What advice would you give smaller-scale developers more exposed to the economic effects of any post-coronavirus recession, what advice would you give these studios?
I'd say our biggest advice centres around the content and the passion that we see from these indie developers. It's not rushing just to throw their games out there, it's channeling that passion into the game and directing it in the right way to make it something that's going to be successful.
The other piece to consider is licences and IPs. Sometimes as a small developer, you're working on your own game as great as it can be. You're not thinking along the lines of, "How do I make this a million times bigger?" by attaching it to something much bigger in pop culture or entertainment. For a small team, that's working on a great game, we say, "What if this had X licence attached to it?", so you'll see more licensed IP from Rogue going forward.

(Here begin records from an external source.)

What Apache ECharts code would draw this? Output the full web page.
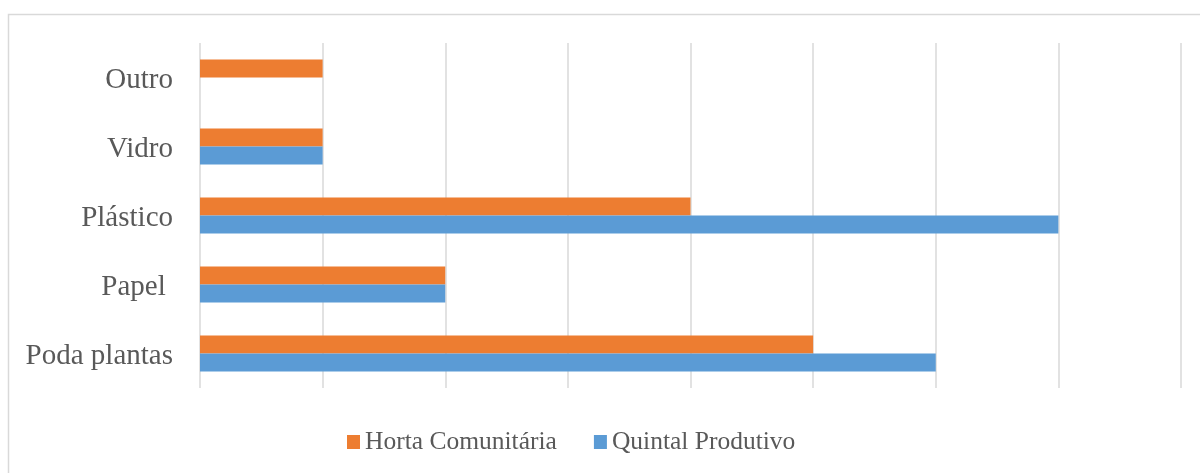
<!DOCTYPE html>
<html>
<head>
<meta charset="utf-8">
<script src="https://cdn.jsdelivr.net/npm/echarts@6/dist/echarts.min.js"></script>
<style>html,body{margin:0;padding:0;background:#fff}#c{width:1200px;height:473px}</style>
</head>
<body>
<div id="c"></div>
<script>
var categories = ['Poda plantas', 'Papel ', 'Plástico', 'Vidro', 'Outro'];
var hortaValues = [5, 2, 4, 1, 1];
var quintalValues = [6, 2, 7, 1, null];
var seriesNames = ['Horta Comunitária', 'Quintal Produtivo'];

var chart = echarts.init(document.getElementById('c'), null, {renderer: 'canvas'});
chart.setOption({
  animation: false,
  backgroundColor: '#fff',
  graphic: [{
    type: 'rect',
    shape: {x: 8.5, y: 14.5, width: 1300, height: 600},
    style: {fill: 'none', stroke: '#d9d9d9', lineWidth: 1.5},
    silent: true
  }],
  grid: {left: 200, right: 19, top: 43, bottom: 85, containLabel: false},
  legend: {
    data: [
      {name: seriesNames[0], itemStyle: {color: '#ED7D31'}},
      {name: seriesNames[1], itemStyle: {color: '#5B9BD5'}}
    ],
    left: 342,
    top: 424,
    itemWidth: 13,
    itemHeight: 14,
    itemGap: 37,
    icon: 'rect',
    textStyle: {fontFamily: 'Liberation Serif', fontSize: 25.5, color: '#595959'}
  },
  xAxis: {
    type: 'value',
    min: 0, max: 8, interval: 1,
    axisLabel: {show: false},
    axisLine: {show: false},
    axisTick: {show: false},
    splitLine: {show: true, lineStyle: {color: '#d9d9d9', width: 1.5}}
  },
  yAxis: {
    type: 'category',
    data: categories,
    axisLine: {show: false},
    axisTick: {show: false},
    axisLabel: {
      margin: 27,
      formatter: function (v) { return '{a|' + v + '}'; },
      rich: {a: {fontFamily: 'Liberation Serif', fontSize: 29, color: '#595959', padding: [6, 0, 0, 0]}}
    }
  },
  series: [
    {name: seriesNames[0], type: 'bar', data: hortaValues, barWidth: 18, barGap: '0%', itemStyle: {color: '#ED7D31'}},
    {name: seriesNames[1], type: 'bar', data: quintalValues, barWidth: 18, barGap: '0%', itemStyle: {color: '#5B9BD5'}}
  ]
});
</script>
</body>
</html>
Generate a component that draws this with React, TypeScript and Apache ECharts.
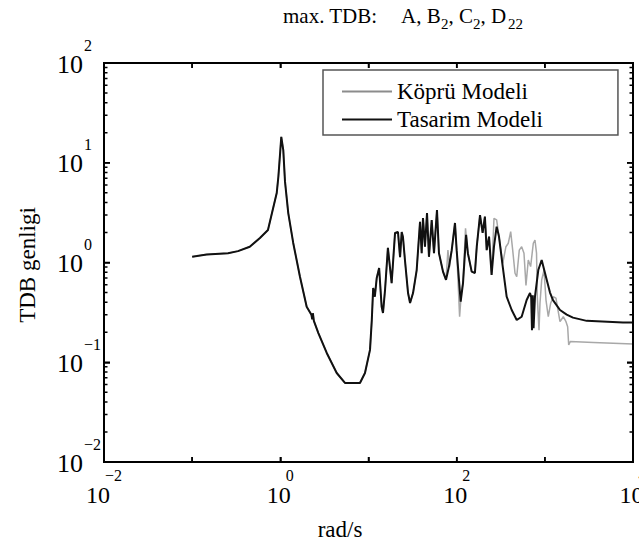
import React, { useEffect, useRef } from 'react';
import * as echarts from 'echarts';

// ---- data (rad/s, amplitude) ----
const sharedFreq = [0.1, 0.146, 0.255, 0.331, 0.45, 0.587, 0.724, 0.91, 0.95, 1.0, 1.025, 1.08, 1.13, 1.23, 1.4, 1.67, 1.99, 2.25, 2.3, 2.34, 2.4, 2.7, 3.36, 4.36, 5.41, 8.0, 9.12, 10.4, 10.9, 11.3, 11.8, 12.4, 13.2, 14.1, 14.6, 15.4, 16.6, 18.3, 20.0, 21.6, 22.8, 23.8, 24.6, 25.9, 28.1, 29.6, 32.0, 35.2, 38.4, 40.1, 41.5, 43.7, 46.1, 48.5, 52.1, 55.3, 59.8, 63.0, 70.0];
const sharedAmp = [1.14, 1.2, 1.24, 1.3, 1.44, 1.76, 2.12, 4.97, 7.24, 13.4, 18.2, 13.4, 6.46, 3.13, 1.57, 0.72, 0.36, 0.3, 0.27, 0.31, 0.26, 0.196, 0.124, 0.078, 0.062, 0.062, 0.078, 0.133, 0.265, 0.555, 0.454, 0.7, 0.88, 0.36, 0.312, 0.53, 1.4, 0.62, 1.98, 2.02, 1.13, 2.02, 1.8, 1.06, 0.494, 0.393, 0.494, 0.84, 2.56, 1.24, 2.79, 1.44, 3.13, 1.14, 2.67, 1.24, 3.36, 1.24, 0.81];

const tasarimFreq = [75.7, 81.8, 87.9, 95.7, 100, 111, 118, 128, 134, 148, 161, 169, 184, 197, 209, 219, 233, 249, 265, 284, 302, 333, 369, 421, 480, 546, 622, 679, 700, 715, 730, 745, 773, 843, 921, 1004, 1050, 1144, 1237, 1486, 1770, 2086, 2983, 7700, 10000];
const tasarimAmp = [0.67, 0.91, 1.33, 2.49, 1.33, 0.405, 0.62, 1.89, 1.24, 0.81, 0.785, 1.44, 2.99, 1.98, 2.88, 1.33, 1.82, 0.75, 1.44, 2.29, 1.82, 0.91, 0.454, 0.334, 0.265, 0.286, 0.421, 0.494, 0.45, 0.21, 0.47, 0.22, 0.454, 0.84, 1.06, 0.785, 0.67, 0.5, 0.42, 0.334, 0.3, 0.28, 0.26, 0.25, 0.25];

const kopruFreq = [75.7, 79.6, 83, 87.9, 95.7, 100, 108, 113, 118, 126, 134, 148, 161, 169, 184, 197, 209, 219, 233, 249, 265, 284, 302, 333, 362, 385, 410, 432, 459, 480, 513, 546, 580, 611, 649, 690, 740, 773, 805, 821, 859, 881, 921, 978, 1031, 1094, 1164, 1247, 1337, 1410, 1486, 1620, 1738, 1815, 1865, 1943, 3548, 10000];
const kopruAmp = [0.67, 1.33, 0.9, 1.33, 2.49, 1.33, 0.286, 0.5, 0.62, 2.2, 1.24, 0.81, 0.785, 1.44, 2.99, 1.98, 2.88, 1.33, 1.82, 0.75, 2.77, 2.67, 1.82, 0.98, 1.44, 1.56, 2.04, 1.33, 0.78, 0.72, 1.33, 1.44, 1.24, 0.59, 1.06, 0.91, 1.56, 1.68, 1.24, 0.454, 0.21, 0.39, 0.67, 0.84, 0.42, 0.286, 0.39, 0.454, 0.44, 0.334, 0.255, 0.286, 0.255, 0.227, 0.149, 0.161, 0.158, 0.152];

const seriesNames = ['Köprü Modeli', 'Tasarim Modeli'];
const xLabelTicks = [0.01, 1, 100, 10000];
const xTickValues = [0.1, 1, 10, 100, 1000];
const yLabelTicks = [0.01, 0.1, 1, 10, 100];
const yMajorInner = [0.1, 1, 10];
const yDecades = [0.01, 0.1, 1, 10];
const yMinorMultipliers = [2, 3, 4, 5, 6, 7, 8, 9];
const xTitle = 'rad/s';
const yTitle = 'TDB genligi';
// title pieces: [text, isSubscript]
const titleParts: [string, boolean][] = [['max. TDB:', false], ['A, B', false], ['2', true], [', C', false], ['2', true], [', D', false], ['22', true]];

const X_MIN = 0.01;
const X_MAX = 10000;
const Y_MIN = 0.01;
const Y_MAX = 100;

const FF = 'Liberation Serif';

const toPairs = (xs: number[], ys: number[]) => xs.map((x, i) => [x, ys[i]]);

const expLabel = (v: number) => {
  const e = Math.round(Math.log10(v));
  const s = e < 0 ? '\u2212' + Math.abs(e) : String(e);
  return `{b|10}{e|${s}}`;
};

export default function App() {
  const ref = useRef<HTMLDivElement>(null);
  useEffect(() => {
    if (!ref.current) return;
    const chart = echarts.init(ref.current, undefined, { renderer: 'svg' });

    // grid geometry (pixels) used to turn tick lengths into log-axis factors
    const gridLeft = 104, gridRight = 6, gridTop = 63, gridBottom = 80;
    const plotW = 639 - gridLeft - gridRight;
    const plotH = 542 - gridTop - gridBottom;
    const xDecPx = plotW / Math.log10(X_MAX / X_MIN);
    const yDecPx = plotH / Math.log10(Y_MAX / Y_MIN);
    const fx = (px: number) => Math.pow(10, px / xDecPx);
    const fy = (px: number) => Math.pow(10, px / yDecPx);

    const yMinor: number[] = [];
    yDecades.forEach((d) => yMinorMultipliers.forEach((m) => yMinor.push(+(d * m).toPrecision(3))));

    const seg = (a: number[], b: number[], w: number) => ({
      type: 'line',
      xAxisIndex: 0,
      yAxisIndex: 0,
      symbol: 'none',
      showSymbol: false,
      silent: true,
      z: 5,
      data: [a, b],
      lineStyle: { color: '#000', width: w },
      itemStyle: { color: '#000' },
      emphasis: { disabled: true },
      tooltip: { show: false },
    });

    const tickSeries: any[] = [];
    // frame
    tickSeries.push({
      ...seg([X_MIN, Y_MIN], [X_MAX, Y_MIN], 2),
      data: [[X_MIN, Y_MIN], [X_MAX, Y_MIN], [X_MAX, Y_MAX], [X_MIN, Y_MAX], [X_MIN, Y_MIN]],
    });
    // x decade ticks, bottom and top
    xTickValues.forEach((v) => {
      tickSeries.push(seg([v, Y_MIN], [v, Y_MIN * fy(5)], 1.5));
      tickSeries.push(seg([v, Y_MAX], [v, Y_MAX / fy(5)], 1.5));
    });
    // y major ticks, left and right
    yMajorInner.forEach((v) => {
      tickSeries.push(seg([X_MIN, v], [X_MIN * fx(6), v], 1.5));
      tickSeries.push(seg([X_MAX, v], [X_MAX / fx(6), v], 1.5));
    });
    // y minor ticks, left and right
    yMinor.forEach((v) => {
      tickSeries.push(seg([X_MIN, v], [X_MIN * fx(3.5), v], 1.5));
      tickSeries.push(seg([X_MAX, v], [X_MAX / fx(3.5), v], 1.5));
    });

    const xRich = {
      b: { fontFamily: FF, fontSize: 24, color: '#000', lineHeight: 40, verticalAlign: 'bottom', align: 'left', width: 19 },
      e: { fontFamily: FF, fontSize: 16, color: '#000', lineHeight: 6, verticalAlign: 'top', align: 'left' },
    };
    const yRich = {
      b: { fontFamily: FF, fontSize: 26, color: '#000', lineHeight: 40, verticalAlign: 'bottom', align: 'left', width: 27 },
      e: { fontFamily: FF, fontSize: 16, color: '#000', lineHeight: 6, verticalAlign: 'top', align: 'left', width: 14 },
    };

    const xAx = (position: string, labels: boolean) => ({
      type: 'log',
      logBase: 10,
      min: X_MIN,
      max: X_MAX,
      position,
      splitLine: { show: false },
      axisLine: { show: true, onZero: false, lineStyle: { color: '#000', width: 2 } },
      axisTick: { show: true, inside: true, length: 5, lineStyle: { color: '#000', width: 1.5 } },
      axisLabel: labels
        ? { show: true, customValues: xLabelTicks, formatter: expLabel, rich: xRich, margin: 5, showMinLabel: true, showMaxLabel: true }
        : { show: false },
    });
    const yAx = (position: string, labels: boolean) => ({
      type: 'log',
      logBase: 10,
      min: Y_MIN,
      max: Y_MAX,
      position,
      splitLine: { show: false },
      axisLine: { show: true, onZero: false, lineStyle: { color: '#000', width: 2 } },
      axisTick: { show: true, inside: true, length: 6, lineStyle: { color: '#000', width: 1.5 } },
      axisLabel: labels
        ? { show: true, customValues: yLabelTicks, formatter: expLabel, rich: yRich, margin: 6, padding: [0, 0, 12, 0], showMinLabel: true, showMaxLabel: true }
        : { show: false },
    });

    const titleX = [283, 401, 441, 448.5, 473, 480.5, 508];
    const titleGraphics = titleParts.map(([t, sub], i) => ({
      type: 'text',
      x: titleX[i],
      y: sub ? 24 : 16,
      style: { text: t, fontFamily: FF, fontSize: sub ? 15 : 21, fill: '#000', textAlign: 'left', textVerticalAlign: 'middle' },
    }));

    chart.setOption({
      animation: false,
      grid: { left: gridLeft, right: gridRight, top: gridTop, bottom: gridBottom, outerBoundsMode: 'none', show: true, borderColor: '#000', borderWidth: 2 },
      xAxis: [xAx('bottom', true), xAx('top', false)],
      yAxis: [yAx('left', true), yAx('right', false)],
      legend: {
        orient: 'vertical',
        left: 323,
        top: 70,
        data: [
          { name: seriesNames[0], icon: 'rect', itemStyle: { color: '#8c8c8c' } },
          { name: seriesNames[1], icon: 'rect' },
        ],
        itemWidth: 50,
        itemHeight: 2,
        itemGap: 5,
        padding: [10, 75, 4, 19],
        borderColor: '#555',
        borderWidth: 1.5,
        backgroundColor: '#fff',
        textStyle: { fontFamily: FF, fontSize: 23, color: '#000' },
      },
      graphic: [
        ...titleGraphics,
        { type: 'text', x: 340, y: 529, style: { text: xTitle, fontFamily: FF, fontSize: 23, fill: '#000', textAlign: 'center', textVerticalAlign: 'middle' } },
        { type: 'text', x: 27, y: 265, rotation: Math.PI / 2, style: { text: yTitle, fontFamily: FF, fontSize: 23, fill: '#000', textAlign: 'center', textVerticalAlign: 'middle' } },
      ],
      series: [
        {
          name: seriesNames[0],
          type: 'line',
          xAxisIndex: 0,
          yAxisIndex: 0,
          symbol: 'none',
          showSymbol: false,
          data: toPairs(sharedFreq, sharedAmp).concat(toPairs(kopruFreq, kopruAmp)),
          lineStyle: { color: '#a8a8a8', width: 1.5 },
          itemStyle: { color: '#a8a8a8' },
        },
        {
          name: seriesNames[1],
          type: 'line',
          xAxisIndex: 0,
          yAxisIndex: 0,
          symbol: 'none',
          showSymbol: false,
          data: toPairs(sharedFreq, sharedAmp).concat(toPairs(tasarimFreq, tasarimAmp)),
          lineStyle: { color: '#111', width: 2 },
          itemStyle: { color: '#111' },
        },
        ...tickSeries,
      ],
    });
    return () => chart.dispose();
  }, []);
  return <div ref={ref} style={{ position: 'fixed', left: 0, top: 0, width: 639, height: 542, background: '#fff' }} />;
}
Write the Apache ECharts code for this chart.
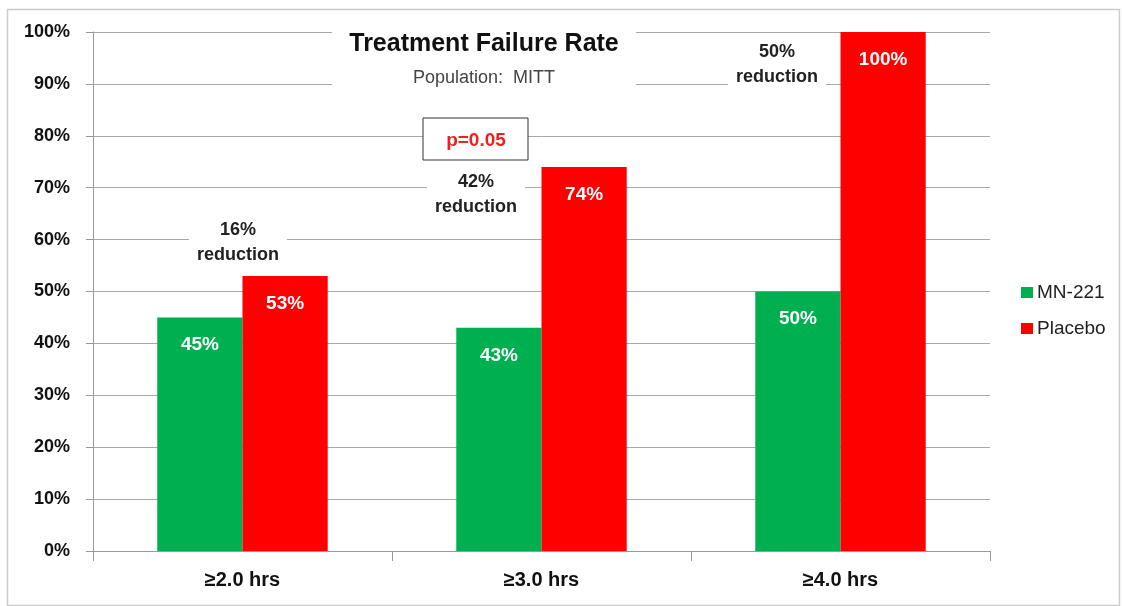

Brand involvement, such as advertising inside a game, has also grown massively and it's more acceptable to gamers. Epic have put virtual concerts inside of Fortnite that are truly revolutionary. There is a reason games are now massively larger than a box office, even pre-pandemic. That's a cultural thing as well too in that millennials, Gen Y, Gen Z, demand things that are more interactive and more experiential. Going back to Call of Duty, 15 years ago those games always had an amazing storyline in the single player campaign. There were military generals that wrote the scripts for those. They were massively produced and though it might only be a five hour campaign, but almost every player of Call of Duty would always take the time to play that single player experience. Today, in Call of Duty Mobile there is no single player campaign. You just jump in to the world, adjust the settings, and you're straight in playing and engaging with your friends. Gaming has not slowed down at all.